I initially joined STATCOM since I felt it was a beneficial way for me to use my technical skills to give back to the community. In addition I wanted to have some experience using the statistics I had been learning in the classroom and to see how it is applied in the consulting setting. In retrospect I gained much more than that though. Other useful skills that I picked up include how to work with a team, communicate statistical concepts to a client, and write up a technical report.

 

Overall I believe that being involved with STATCOM was one of the most worthwhile experiences I had while in graduate school. By having the opportunity of working on consulting projects and discussing them with my peers, I was able to gain a deeper understanding of statistics and how to apply it to the real world. Now that I am a professor I realize just how beneficial these experiences were and how they have been helpful to me in my current position.

 

First of all I feel that STATCOM has helped me become a better teacher.

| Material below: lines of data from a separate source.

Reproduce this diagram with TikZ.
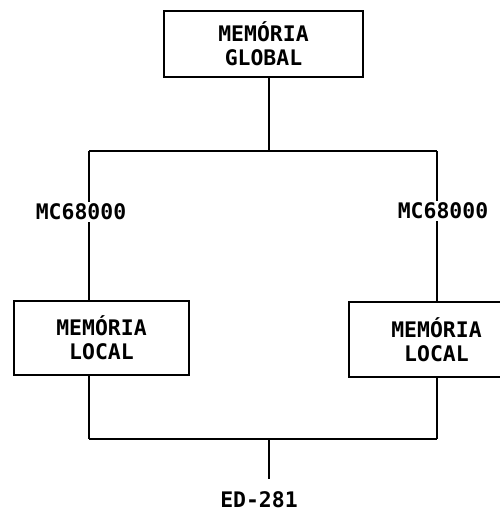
\documentclass[tikz,border=0pt]{standalone}
\usepackage{fontspec}
\setmonofont{DejaVu Sans Mono}
\usepackage{tikz}
\usetikzlibrary{calc}
\tikzset{
  membox/.style={draw,line width=1.1pt,align=center,inner sep=0pt,
    font=\ttfamily\bfseries\fontsize{12.2}{13.7}\selectfont},
  cpulabel/.style={fill=white,inner sep=1pt,
    font=\ttfamily\bfseries\fontsize{12.2}{13.7}\selectfont},
  busline/.style={line width=1.1pt}
}

\begin{document}
\begin{tikzpicture}[x=0.02cm,y=-0.02cm]
  \useasboundingbox (0,0) rectangle (500,511);
  \clip (0,0) rectangle (500,511);
  % memories
  \node[membox,minimum width=3.98cm,minimum height=1.32cm] (gmem) at (263.5,44) {MEMÓRIA\\GLOBAL};
  \node[membox,minimum width=3.5cm,minimum height=1.48cm] (lmemL) at (101.5,338) {MEMÓRIA\\LOCAL};
  \node[membox,minimum width=3.5cm,minimum height=1.5cm] (lmemR) at (436.5,339.5) {MEMÓRIA\\LOCAL};
  % bus corners
  \coordinate (topM) at (269,151);
  \coordinate (topL) at (89,151);
  \coordinate (topR) at (437,151);
  \coordinate (botL) at (89,439);
  \coordinate (botR) at (437,439);
  \coordinate (botM) at (269,439);
  \coordinate (outEnd) at (269,479);
  \draw[busline] (gmem.south -| topM) -- (topM);
  \draw[busline] (topL) -- (topR);
  \draw[busline] (topL) -- (topL |- lmemL.north);
  \draw[busline] (topR) -- (topR |- lmemR.north);
  \draw[busline] (topL |- lmemL.south) -- (botL);
  \draw[busline] (topR |- lmemR.south) -- (botR);
  \draw[busline] (botL) -- (botR);
  \draw[busline] (botM) -- (outEnd);
  % labels
  \node[cpulabel] (cpuL) at (81,212) {MC68000};
  \node[cpulabel] (cpuR) at (443,211) {MC68000};
  \node[cpulabel,anchor=north] (ext) at ($(outEnd)+(-10,10)$) {ED-281};
\end{tikzpicture}
\end{document}
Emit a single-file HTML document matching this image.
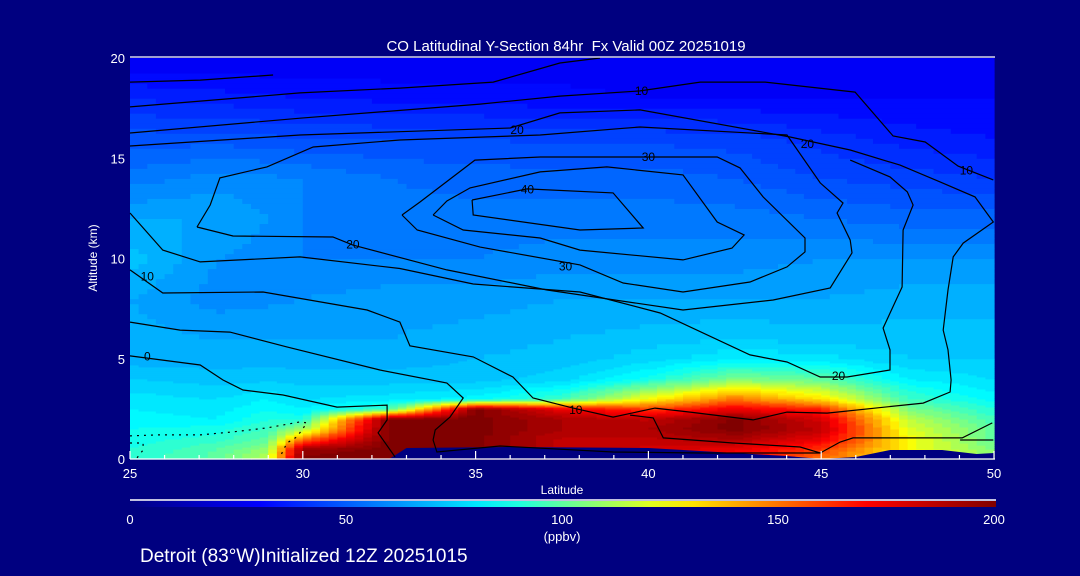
<!DOCTYPE html>
<html><head><meta charset="utf-8">
<style>
html,body{margin:0;padding:0;background:#000080;width:1080px;height:576px;overflow:hidden}
svg{display:block;font-family:"Liberation Sans",sans-serif}
</style></head>
<body>
<svg id="chart" width="1080" height="576" viewBox="0 0 1080 576" xmlns="http://www.w3.org/2000/svg">
<rect x="0" y="0" width="1080" height="576" fill="#000080"/>
<text x="566" y="51" fill="#fff" font-size="15" text-anchor="middle" style="white-space:pre">CO Latitudinal Y-Section 84hr  Fx Valid 00Z 20251019</text>
<g id="field"></g>
<g id="terrain"></g>
<g id="contours"></g>
<g id="axes"></g>
<text transform="translate(97,258) rotate(-90)" fill="#fff" font-size="12" text-anchor="middle">Altitude (km)</text>
<text x="562" y="494" fill="#fff" font-size="12" text-anchor="middle">Latitude</text>
<defs><linearGradient id="cbg" x1="0" x2="1" y1="0" y2="0"></linearGradient></defs>
<line x1="130" y1="500" x2="996" y2="500" stroke="#fff" stroke-width="1.5"/>
<rect x="130" y="501" width="866" height="6" fill="url(#cbg)"/>
<g id="cbticks"></g>
<text x="562" y="541" fill="#fff" font-size="13" text-anchor="middle">(ppbv)</text>
<text x="140" y="562" fill="#fff" font-size="19">Detroit (83°W)Initialized 12Z 20251015</text>
</svg>
<script>
const lats=[25,27.5,29,30,32.5,35,37.5,40,42.5,45,47.5,50];
const alts=[0,0.5,1,1.5,2,2.5,3,4,5,6,8,10,12,14,16,18,20];
const co=[
[90,100,115,200,200,200,190,180,170,150,125,105],
[90,98,108,195,200,200,185,180,175,160,125,105],
[88,92,100,150,200,200,185,185,190,175,125,100],
[86,88,95,110,200,200,190,190,200,185,120,100],
[84,82,90,88,200,200,190,185,200,180,115,95],
[82,80,86,82,95,200,175,160,175,165,105,90],
[80,78,82,78,80,84,95,125,150,130,95,84],
[74,72,73,72,72,72,76,88,105,100,82,78],
[68,68,68,68,68,70,72,76,82,80,74,74],
[68,66,66,66,66,68,70,72,74,72,72,72],
[66,60,61,62,64,64,66,66,66,66,68,68],
[72,62,60,58,58,58,60,60,60,62,62,62],
[66,66,62,58,56,56,56,56,56,54,52,52],
[56,60,59,58,54,52,52,52,50,46,44,42],
[48,48,47,46,46,46,45,45,44,40,36,34],
[38,36,35,34,33,32,31,30,30,30,30,30],
[26,26,26,26,26,27,28,28,27,27,27,27]];
const terrainLat=[25,32.5,33.0,36,40,42,44,45,46,47,48.5,49.5,50];
const terrainAlt=[0,0,0.55,0.6,0.55,0.35,0.15,0,0.1,0.45,0.45,0.25,0.3];
const xTicks=[25,30,35,40,45,50];
const yTicks=[0,5,10,15,20];
const cbTicks=[0,50,100,150,200];
const cA=[[25,18.8],[27.03,18.9],[29.14,19.15]];
const cB=[[25,17.56],[29.92,18.26],[32.81,18.5],[35.51,18.8],[37.44,19.75],[38.6,20]];
const cC=[[25,16.26],[29.92,17.0],[35.13,17.7],[37.44,18.1],[39.76,18.36],[41.5,18.8],[43.38,18.8],[45.98,18.3],[47.08,16.11],[48.01,15.81],[48.96,14.61],[49.98,13.92]];
const cD=[[25,15.61],[29.92,16.16],[36.0,16.51],[37.44,17.26],[39.76,17.41],[44.1,16.06],[45.84,15.41],[47.28,14.66],[48.44,13.82],[49.45,13.07],[49.98,11.82],[49.11,10.77],[48.82,10.08],[48.67,8.43],[48.53,6.43],[48.67,5.44],[48.76,3.94],[48.73,3.34],[47.95,2.79],[45.17,2.29],[44.01,2.34],[43.03,1.95],[41.21,2.34],[40.19,2.54],[38.98,2.09],[37.82,2.54],[36.66,3.04],[36.08,4.09],[34.93,5.09],[33.10,5.64],[32.81,6.83],[31.86,7.43],[28.85,8.33],[25.95,8.28],[25,9.43]];
const cE=[[26.94,11.57],[27.32,12.67],[27.6,14.02],[28.96,14.57],[30.3,15.56],[32.81,15.91],[36.87,16.16],[39.76,16.56],[44.01,16.16],[44.97,13.77],[45.63,12.77],[45.46,12.27],[45.84,10.92],[45.89,10.28],[45.26,8.53],[43.61,7.93],[41.0,7.43],[37.07,8.43],[34.17,9.43],[31.45,10.67],[30.87,11.07],[27.98,11.12],[26.94,11.57]];
const cF=[[32.87,12.17],[33.39,12.82],[34.98,14.91],[36.87,15.06],[39.67,15.06],[41.99,15.06],[42.65,14.52],[43.32,13.07],[44.53,11.02],[44.53,10.33],[44.01,9.58],[42.94,8.83],[41.0,8.33],[39.27,8.78],[38.02,9.68],[35.13,10.57],[33.31,11.42],[32.87,12.17]];
const cG=[[33.77,12.17],[34.17,12.87],[34.84,13.52],[36.87,14.32],[38.8,14.57],[41.0,14.17],[41.99,11.82],[42.77,11.17],[42.42,10.52],[41.0,9.93],[38.02,10.42],[36.87,11.02],[34.64,11.42],[33.77,12.17]];
const cH=[[34.9,12.92],[34.93,12.17],[38.02,11.42],[39.85,11.52],[38.98,13.27],[36.49,13.47],[34.9,12.92]];
const cI=[[25,5.14],[27.03,4.69],[27.69,3.94],[28.27,3.44],[29.43,3.19],[30.99,2.59],[32.44,2.69],[32.44,1.95],[32.18,1.30],[32.67,0.1]];
const cJ=[[25,6.83],[26.45,6.43],[27.89,6.33],[29.54,5.59],[32.23,4.44],[34.17,3.79],[34.64,3.04],[34.26,2.09],[33.83,1.45],[33.77,0.95],[33.88,0.35],[35.71,0.65],[38.98,0.35],[41.5,0.30],[44.97,0.30]];
const cK=[[25,12.27],[25.95,10.42],[27.03,9.83],[29.92,10.08],[32.81,9.5],[34.93,8.73],[38.02,8.33],[40.34,7.28],[42.94,5.19],[44.01,4.84],[44.97,4.09],[45.75,4.09],[46.99,4.44],[46.99,5.44],[46.79,6.53],[47.34,8.58],[47.37,11.42],[47.66,12.67],[47.49,13.32],[46.99,14.07],[45.84,14.91]];
const cM=[[39.47,2.19],[40.14,2.05],[40.43,1.05],[42.45,0.8],[44.39,0.6],[44.97,0.3],[45.55,0.85],[45.92,1.05],[49.08,1.05],[49.95,1.8]];
const cN=[[49.02,0.95],[49.98,0.95]];
const cQ=[[25,1.15],[25.78,1.2],[27.03,1.2],[27.98,1.35],[28.96,1.55],[29.92,1.85],[30.12,1.8],[29.83,1.1],[29.54,0.8],[29.34,0.1]];
const cR=[[25,0.8],[25.38,0.8],[25.38,0.45],[25.2,0.05]];
const labelText=["0","10","10","20","20","40","30","30","20","10","20","10"];
const labelLat=[25.5,25.5,39.8,36.2,31.45,36.5,40.0,37.6,44.6,49.2,45.5,37.9];
const labelAlt=[5.1,9.1,18.35,16.4,10.7,13.45,15.05,9.6,15.7,14.4,4.15,2.45];

const NS='http://www.w3.org/2000/svg';
const X0=130,X1=994,Y0=459,Y1=58;
function xs(lat){return X0+(lat-25)/25*(X1-X0);}
function ys(alt){return Y0-alt/20*(Y0-Y1);}
const stops=[[0,[0,0,128]],[30,[0,0,255]],[85,[0,255,255]],[125,[255,255,0]],[170,[255,0,0]],[200,[128,0,0]]];
function cmap(v){v=Math.max(0,Math.min(200,v));for(let i=1;i<stops.length;i++){if(v<=stops[i][0]){const a=stops[i-1],b=stops[i];const t=(v-a[0])/(b[0]-a[0]);const c=a[1].map((q,k)=>Math.round(q+(b[1][k]-q)*t));return 'rgb('+c.join(',')+')';}}return 'rgb(128,0,0)';}
function idx(arr,v){for(let i=0;i<arr.length-1;i++){if(v<=arr[i+1])return i;}return arr.length-2;}
function val(lat,alt){const i=idx(lats,lat),j=idx(alts,alt);const tx=(lat-lats[i])/(lats[i+1]-lats[i]);const ty=(alt-alts[j])/(alts[j+1]-alts[j]);
 const a=co[j][i],b=co[j][i+1],c=co[j+1][i],d=co[j+1][i+1];return a*(1-tx)*(1-ty)+b*tx*(1-ty)+c*(1-tx)*ty+d*tx*ty;}
const field=document.getElementById('field');
const dl=0.25;
let altEdges=[];for(let a=0;a<5;a+=0.1)altEdges.push(+a.toFixed(2));for(let a=5;a<=20.001;a+=0.25)altEdges.push(+a.toFixed(2));
for(let j=0;j<altEdges.length-1;j++){
 const a0=altEdges[j],a1=altEdges[j+1];
 let runStart=25,runCol=null;
 for(let lat=25;lat<=50.0001;lat+=dl){
  const l=Math.min(lat,50);
  const v=lat>=50?null:Math.round(val(l+dl/2,(a0+a1)/2)/4)*4;
  const col=v===null?null:cmap(v);
  if(col!==runCol){
   if(runCol!==null){const r=document.createElementNS(NS,'rect');
    
    
    const x=xs(runStart),y=ys(a1);r.setAttribute('x',x.toFixed(1));r.setAttribute('y',y.toFixed(1));r.setAttribute('width',(xs(l)-x+0.6).toFixed(1));r.setAttribute('height',(ys(a0)-y+0.6).toFixed(1));r.setAttribute('fill',runCol);field.appendChild(r);}
   runStart=l;runCol=col;}
 }
}
const terr=document.getElementById('terrain');
let tp=terrainLat.map((l,i)=>xs(l).toFixed(1)+','+ys(terrainAlt[i]).toFixed(1)).join(' ');
tp+=' '+xs(50)+','+ys(0)+' '+xs(25)+','+ys(0);
const tpoly=document.createElementNS(NS,'polygon');


tpoly.setAttribute('points',tp);tpoly.setAttribute('fill','#000080');terr.appendChild(tpoly);
const cg=document.getElementById('contours');
function line(pts,name,dash){const p=document.createElementNS(NS,'polyline');
 
 
 p.setAttribute('points',pts.map(q=>xs(q[0]).toFixed(1)+','+ys(q[1]).toFixed(1)).join(' '));
 p.setAttribute('fill','none');p.setAttribute('stroke','#000');p.setAttribute('stroke-width','1.2');if(dash)p.setAttribute('stroke-dasharray',dash);cg.appendChild(p);}
[cA,cB,cC,cD,cE,cF,cG,cH,cI,cJ,cK,cM,cN].forEach((c,i)=>line(c,'wind-contour',null));
line(cQ,'negative-wind-contour','2 5');
line(cR,'negative-wind-contour','2 5');
labelText.forEach((t,i)=>{const e=document.createElementNS(NS,'text');
 
 
 e.setAttribute('x',xs(labelLat[i]).toFixed(1));e.setAttribute('y',(ys(labelAlt[i])+4).toFixed(1));e.setAttribute('font-size','12');e.setAttribute('fill','#000');e.setAttribute('text-anchor','middle');e.textContent=t;cg.appendChild(e);});
const ax=document.getElementById('axes');
function ln(x1,y1,x2,y2,name,w){const l=document.createElementNS(NS,'line');
 
 
 l.setAttribute('x1',x1);l.setAttribute('y1',y1);l.setAttribute('x2',x2);l.setAttribute('y2',y2);l.setAttribute('stroke','#fff');l.setAttribute('stroke-width',w||1.3);ax.appendChild(l);}
ln(X0,57,X1+1,57,'plot-top-border');
ln(X0,Y0,X1+1,Y0,'x-axis-line');
for(let l=25;l<=50;l++){const x=xs(l);ln(x,Y0,x,Y0-(l%5===0?8:4),'x-tick',1.2);}
function txt(x,y,t,name,anchor,size){const e=document.createElementNS(NS,'text');
 
 
 e.setAttribute('x',x);e.setAttribute('y',y);e.setAttribute('fill','#fff');e.setAttribute('font-size',size||13);e.setAttribute('text-anchor',anchor);e.textContent=t;return e;}
xTicks.forEach(v=>ax.appendChild(txt(xs(v),478,String(v),'x-tick-label','middle',13)));
yTicks.forEach(v=>ax.appendChild(txt(125,ys(v)+5,String(v),'y-tick-label','end',13)));
const grad=document.getElementById('cbg');
for(let v=0;v<=200;v+=10){const s=document.createElementNS(NS,'stop');s.setAttribute('offset',(v/200).toFixed(3));s.setAttribute('stop-color',cmap(v));grad.appendChild(s);}
const cbt=document.getElementById('cbticks');
cbTicks.forEach(v=>cbt.appendChild(txt(130+v/200*864,524,String(v),'colorbar-tick-label','middle',13)));
</script>
</body></html>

Learning how to communicate probabilistic and statistical concepts to clients and P-12 children gave me excellent preparation for teaching these subjects to college students. I am also able to bring in my personal experiences from STATCOM into the classroom as examples to make it more interesting for my students. For example, learning about correlation is always more fun if it involves data about cricket spitting collected from Spring Fest!

 

The skills I learned from being involved with STATCOM have also been useful when helping my students with their own projects that I assign in the elementary statistics courses. Having been influenced by STATCOM, I do encourage my students to consider using social justice issues that interest them as topics for their projects and/or using on campus offices or nonprofit groups that they might already be involved with as clients for their projects. I have found that the University of Portland is very receptive to this, and is in particular encouraging the faculty through various grants and workshops to expand their students’ involvement with community based learning.

 

In the future I would also like to find community partners with whom the math majors could also gain some of the types of experiences as I did with STATCOM. Such a project would require supervision of course, but it would hopefully make statistics more interesting to the students and be beneficial to their endeavors after college.